Rectangles draws consistently, beginning from the list's head -- first draws a rectangle, closer to the beginning of the list. Thereby, an each next figure overlaps previous figures.

I select rectangles, with a selection rectangle, that forms by mouse cursor. The selection check is done, during iterating over the list from the end.

struct node *node = getend(list);
struct object *obj;

do {
    obj = node->obj;

    /* Check, if a selection rectangle somehow 
     * intersects with a rectangle of the current 
     * object. */
    if (rcheck(sel_rect, obj->rect))
        obj->selected = true;
}
while ((node = node->prev));

Take a look to the demonstration of my problem, a little below.

a selection demonstration

As you can see, the selection rectangle selects two rectangles: yellow and green. In this case, only the yellow figure should be selected; in general -- if behind a forward rectangle another figure is located (a backward rectangle), and a selection rectangle does not cover a "visible" part of this figure (on the animation it's the green polygon, formed by overlapping the yellow figure), but covers its "hidden" part, then a backward rectangle should not be selected.

A forward rectangle means, that it's located closer to the end of the list; a backward rectangle - that it's located closer to its beginning.

This alrogithm is used in game's two-dimensional map editor, for rectangular textures selection.

Solution

  • I though of the solution myself, and it turned out to be a little more difficult, than I expected. And it took me a while.

    The method of the list traversing wasn't changed -- I do the selection check for each node from front to back.

    First, I select root rectangle (first rectangle, intersecting with the selection).

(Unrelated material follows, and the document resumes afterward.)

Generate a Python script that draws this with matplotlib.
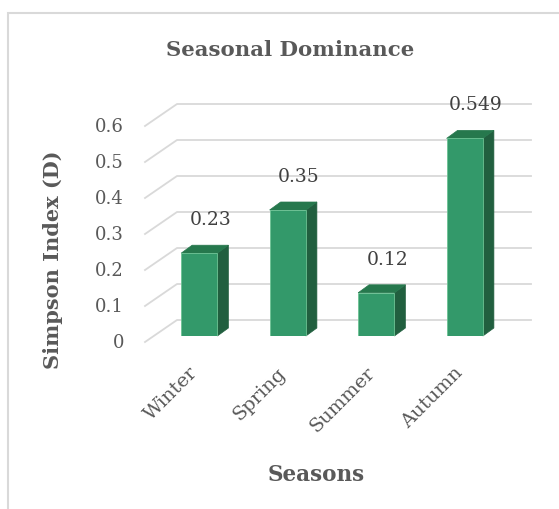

Next, if other rectangles intersecting, they are checked on intersecting with root to make sure they aren't just aside.

    I memorize rectangles between r (the current rectangle) and root (including root) -- it will be needed for the further checks. Rectangles are stored in rect_list (in another list).

    Traversing this list starts. On this moment, I firstly check r and sr (a node's rectangle) aren't intersecting together, and store their intersection in ir. Also, the selection rectangle should intersect ir.

    if (!rintersect(r, sr, ir))
    continue;

if (!rcheck(sel_rect, ir))
    continue;

    Now, I scan the area around ir -- points of each side of rectangle with coordinates:

    struct rect scan_area {
    ir.l - 1,
    ir.t - 1,
    ir.r + 1,
    ir.b + 1
};

    to check for a point in current rectangle and in the selection, but not in all memorized rectangles (list_check does this).

    bool l = false;
bool t = false;
bool r = false;
bool b = false;
struct point p;
int i;

for (i = ir.l; i <= ir.r; i++) {
    p.x = i;

    p.y = ir.t - 1;
    if ((t = list_check(rect_list, p))
        break;

    p.y = ir.b + 1;
    if ((b = list_check(rect_list, p))
        break;
}

for (i = ir.t; i <= ir.b; i++) {
    if (t || b)
        break;

    p.y = i;

    p.x = ir.l - 1;
    if ((l = list_check(rect_list, crd))
        break;

    p.x = ir.r + 1;
    if ((r = list_check(rect_list, crd))
        break;
}

if ((obj->selected = l || t || r || b))
    break;

    I wouldn't say this alrogithm highly inefficient, comparing it with the first Brendan's proposed way: screen space selection, because I need to check all rectangles, firstly; check all pixels of these rectangles, including each pixel of the selection, secondly.

    Objectively, this alrogithm isn't fast (O(n^3)). However, it isn't noticeable within my task.